Девушке пора было замуж, а судьба пока не складывалась. Что казалось особенно больно на фоне счастливых сестер – Марии и Анны. Последняя была младше нашей героини на месяц, однако носила фрейлинский шифр, и сама императрица приискала ей партию. Приглядимся к списку предметов, пожалованных Елизаветой Петровной в приданое фрейлинам Воронцовым. Здесь и парчовые юбки с робами, шитые золотой и серебряной нитью, и епанчи на собольем меху, и дорогие ткани: штоф, люстрин, тафта, канель – кровати под балдахинами с позументом, голубые французские обои и занавески в спальню, красное сукно на пол. А сверх того денег на обзаведение. По отцу и дочери честь. Анна Михайловна получила даров на сумму 25 тыс. 45 руб. 93 коп. А Мария Романовна вдвое меньше – 11 тыс. 541 руб. 86 коп.{26}

Когда сама Екатерина Романовна выйдет замуж, высочайших пожалований не будет, ведь она не состояла при дворе. К тому же заболеет тетка Анна Карловна, свадьбу придется откладывать и в конце концов справить «без малейшего блеска». Эти слова мемуаристки звучат как упрек, но, не зная предыстории со свадьбами сестры и кузины, читатель не догадывается, в чем княгиня обвиняет родных – болезнь не зависит от злой воли человека. Однако у девушки были причины негодовать: из-за ее кори никто не стал беспокоиться, а она должна ждать, терпеть и полагаться только на щедрость отца и дяди. Как оказалось, весьма сомнительную. К ней приданое не придет из августейших рук.

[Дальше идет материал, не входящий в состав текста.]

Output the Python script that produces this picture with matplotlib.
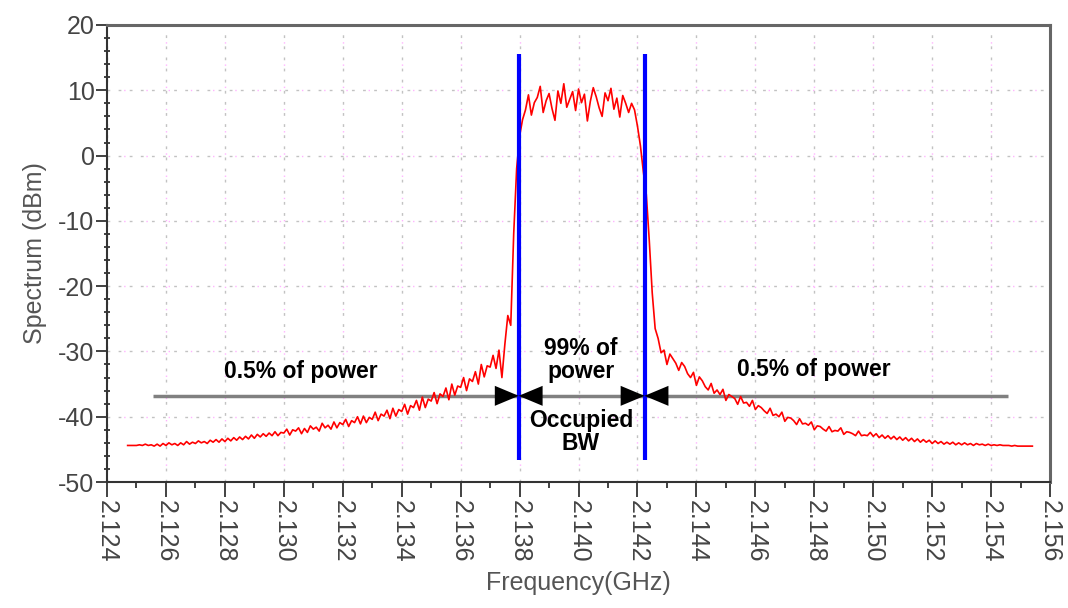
import numpy as np
import matplotlib
matplotlib.use("Agg")
import matplotlib.pyplot as plt
from matplotlib.ticker import MultipleLocator

plt.rcParams['font.family'] = ['Liberation Sans', 'DejaVu Sans']
plt.rcParams['axes.unicode_minus'] = False

# Spektrum-Daten, Raster 0.1 MHz ab 2.1247 GHz
f_start = 2.1247
f_step = 0.0001

# linke Flanke bis zur Bandkante (2.1247 ... 2.1381 GHz)
left_skirt = [
    -44.4, -44.4, -44.4, -44.4, -44.3, -44.4, -44.2, -44.4, -44.3, -44.5,
    -44.2, -44.5, -44.1, -44.4, -44.0, -44.3, -44.1, -44.4, -44.0, -44.3,
    -43.8, -44.2, -43.9, -44.1, -43.7, -44.0, -43.8, -44.1, -43.6, -43.9,
    -43.5, -43.9, -43.4, -43.8, -43.3, -43.7, -43.2, -43.6, -43.1, -43.5,
    -43.0, -43.4, -42.8, -43.3, -42.7, -43.1, -42.6, -43.0, -42.5, -42.9,
    -42.3, -42.9, -42.4, -42.5, -41.9, -42.8, -42.0, -42.2, -41.7, -42.6,
    -41.8, -42.4, -41.4, -41.9, -41.6, -42.2, -41.0, -41.7, -41.3, -41.9,
    -40.8, -41.7, -40.9, -41.2, -40.4, -41.5, -40.6, -40.9, -40.0, -41.1,
    -39.9, -40.9, -40.1, -40.4, -39.3, -40.6, -39.6, -39.9, -39.0, -40.3,
    -38.7, -39.9, -38.9, -39.2, -38.1, -39.6, -38.3, -38.6, -37.5, -39.0,
    -37.0, -38.6, -37.3, -37.6, -36.3, -38.0, -36.5, -36.9, -35.6, -37.4,
    -35.0, -36.7, -35.3, -35.5, -34.0, -36.0, -34.2, -34.6, -33.1, -35.0,
    -32.0, -33.9, -32.2, -32.4, -30.6, -32.6, -29.8, -34.0, -28.9, -24.5,
    -26.0, -12.0, -2.0, 3.0, 5.5,
]

# Nutzband (2.1382 ... 2.1418 GHz)
passband = [
    7.0, 9.3, 6.2, 8.1, 8.9, 10.6, 6.6, 8.4, 9.5, 7.2,
    5.4, 9.9, 8.0, 11.0, 7.4, 8.6, 9.8, 6.9, 10.2, 8.1,
    9.4, 5.3, 8.3, 10.4, 9.0, 7.3, 6.0, 9.6, 8.4, 10.3,
    7.1, 8.8, 5.9, 9.2, 8.0, 6.6, 8.0,
]

# rechte Flanke (2.1419 ... 2.1554 GHz)
right_skirt = [
    7.0, 4.5, 1.5, -2.5, -6.0, -13.0, -21.0, -26.5, -28.0, -30.2,
    -29.8, -32.0, -30.4, -31.1, -31.8, -32.9, -31.7, -32.3, -33.4, -34.0,
    -33.2, -35.2, -33.9, -34.5, -35.4, -35.9, -34.9, -36.4, -35.9, -36.6,
    -35.8, -37.5, -36.6, -36.9, -37.2, -38.1, -36.9, -37.9, -37.8, -38.4,
    -37.5, -38.9, -38.3, -38.6, -39.1, -39.5, -38.7, -39.8, -39.6, -40.0,
    -39.3, -40.7, -40.1, -40.2, -40.6, -41.2, -40.3, -41.1, -41.0, -41.3,
    -40.8, -42.0, -41.4, -41.5, -41.9, -42.2, -41.5, -42.3, -42.1, -42.2,
    -41.7, -42.7, -42.3, -42.4, -42.6, -42.9, -42.2, -42.9, -42.8, -42.9,
    -42.4, -43.0, -42.6, -43.2, -42.8, -43.3, -42.9, -43.4, -43.0, -43.5,
    -43.1, -43.6, -43.2, -43.7, -43.3, -43.8, -43.4, -43.9, -43.5, -43.9,
    -43.6, -44.1, -43.7, -44.1, -43.8, -44.2, -43.9, -44.2, -43.9, -44.3,
    -44.0, -44.3, -44.0, -44.3, -44.1, -44.4, -44.1, -44.3, -44.2, -44.4,
    -44.2, -44.4, -44.3, -44.4, -44.3, -44.4, -44.4, -44.4, -44.5, -44.4,
    -44.5, -44.5, -44.5, -44.5, -44.5, -44.5,
]

# Occupied Bandwidth (99 %) und 0.5%-Bereiche
obw_edges = [2.13797, 2.14224]
obw_marker_range = [-46.6, 15.5]
power_line_level = -36.8
power_line_span = [2.12556, 2.15457]

spectrum = np.array(left_skirt + passband + right_skirt)
freq = f_start + f_step * np.arange(len(spectrum))

fig = plt.figure(figsize=(10.68, 6.08), dpi=100)
ax = fig.add_axes([0.1002, 0.2072, 0.883, 0.7517])

# Gitter: grau gepunktet mit vereinzelten rosa Punkten
ax.grid(True, which='major', color='#c2c2c2', linestyle=(0, (2, 6)), lw=1.0)
for x in np.arange(2.126, 2.1555, 0.002):
    ax.axvline(x, color='#ffb3ff', linestyle=(4, (1, 15)), lw=1.0, zorder=0.5)
for y in range(-40, 20, 10):
    ax.axhline(y, color='#ffb3ff', linestyle=(4, (1, 15)), lw=1.0, zorder=0.5)

ax.plot(freq, spectrum, color='#ff0000', lw=1.2, zorder=3)

ax.hlines(power_line_level, power_line_span[0], power_line_span[1],
          color='#808080', lw=2.5, zorder=2)
ax.vlines(obw_edges, obw_marker_range[0], obw_marker_range[1],
          color='#0000ff', lw=3, zorder=4)

# Pfeilspitzen an den Bandkanten
for edge in obw_edges:
    for dx in (-24, 24):
        ax.annotate('', xy=(edge, power_line_level), xytext=(dx, 0),
                    textcoords='offset points',
                    arrowprops=dict(arrowstyle='-|>,head_length=0.86,head_width=0.36',
                                    mutation_scale=20, color='black', lw=0,
                                    shrinkA=0, shrinkB=0),
                    zorder=5)

txt = dict(fontsize=16.5, fontweight='bold', color='black', ha='center', va='center',
           linespacing=1.0, zorder=6)
ax.text(2.13056, -33.0, '0.5% of power', **txt)
ax.text(2.14797, -32.7, '0.5% of power', **txt)
ax.text(2.14008, -31.3, '99% of\npower', **txt)
ax.text(2.14008, -42.3, 'Occupied\nBW', **txt)

ax.set_xlim(2.124, 2.156)
ax.set_ylim(-50, 20)
xt = np.arange(2.124, 2.1561, 0.002)
ax.set_xticks(xt)
ax.set_xticklabels(['%.3f' % v for v in xt], rotation=-90)
ax.xaxis.set_minor_locator(MultipleLocator(0.001))
ax.yaxis.set_major_locator(MultipleLocator(10))
ax.yaxis.set_minor_locator(MultipleLocator(2))
ax.tick_params(axis='x', which='major', length=11, width=1.3, color='#333333',
               labelsize=18, labelcolor='#444444', pad=2)
ax.tick_params(axis='x', which='minor', length=4, width=1.3, color='#333333')
ax.tick_params(axis='y', which='major', length=8, width=1.3, color='#333333',
               labelsize=18, labelcolor='#444444', pad=1)
ax.tick_params(axis='y', which='minor', length=5, width=1.3, color='#333333',
               direction='inout')

for side in ['left', 'bottom']:
    ax.spines[side].set_color('#333333')
    ax.spines[side].set_linewidth(1.5)
for side in ['top', 'right']:
    ax.spines[side].set_color('#666666')
    ax.spines[side].set_linewidth(2.2)

ax.set_xlabel('Frequency(GHz)', fontsize=18, color='#555555', labelpad=6)
ax.set_ylabel('Spectrum (dBm)', fontsize=18, color='#555555', labelpad=8)

plt.savefig('out.png', dpi=100)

Поэтому-то в «Записках» милостивое отношение Елизаветы Петровны будет подчеркнуто иными средствами. Болезненный вид девушки обеспокоит именно императрицу, и она пришлет к ней Германа Бургава – не простого лейб-медика, а главу целого конклава врачей, служивших при дворе. Последний сделает в целом правильное заключение: физически племянница вице-канцлера здорова, но ее подавленность вызвана «сердечной заботой». Т. е. психологическим состоянием. Родные кинулись искать предмет тайной страсти. Им и в голову не пришло, что Екатерина Романовна чахнет как раз от отсутствия любви. Что чтением она побеждает пустоту. Занимает ум, пока сердце свободно[7].

«Превосходное образование»

К 15 годам в душе Екатерины уже пробуждалось убеждение, что умственно и нравственно она далеко превосходит очаровательных трещоток из окружения императрицы, дам своего круга, да и вообще свой пол. Угораздило же ее родиться женщиной! Ведь она интересовалась совсем неподходящей литературой. «Любимыми моими авторами были Бейль, Монтескье, Вольтер и Буало».

Брат нашей героини Александр свидетельствовал, что отец выписал для детей «из Голландии очень хорошо составленную библиотеку», в которую входили сочинения Вольтера, Расина, Корнеля, Буало. «Я обнаружил решительную наклонность к чтению, – вспоминал граф, – так что в 12 лет я был знаком с… французскими писателями»{27}. После отъезда Александра эти сокровища оказались в полном распоряжении его сестры. Частью из них она составит и собственную библиотеку, которую существенно пополнит закупками в лавках Петербурга и Москвы.

У дяди тоже имелась библиотека, которую он целиком приобрел в 1753 г. во время заграничного путешествия{28}. Через три года, когда в тайне готовилось подписание русско-французского договора, в дом вице-канцлера прибыл в качестве библиотекаря резидент Шарль д’ Эон де Бомон, позднее ставший секретарем французского посольства{29}. Въезжая в Россию, шевалье назвался «писателем и философом», направляющимся в Петербург, чтоб служить у графа Воронцова. Однако, попав на место, д’ Эон понял, что его «легенда» терпит крах. Он в панике писал парижскому начальству, что книг в доме Воронцова очень мало и что, отправляясь в Россию библиотекарем, ему, по крайней мере, стоило бы прихватить с собой из Парижа свою библиотеку{30}.

А вот Екатерине Романовне собрание дяди вовсе не казалось бедным. Кто же прав? Истина в том, что «много книг» в понимании петербургской барышни и парижского адвоката, доктора права Сорбоннского университета – разные вещи. Шевалье оставил дома «забитую книгами комнату и еще шесть сундуков». Несколько полок, обнаружившиеся у русского вельможи, его не впечатлили.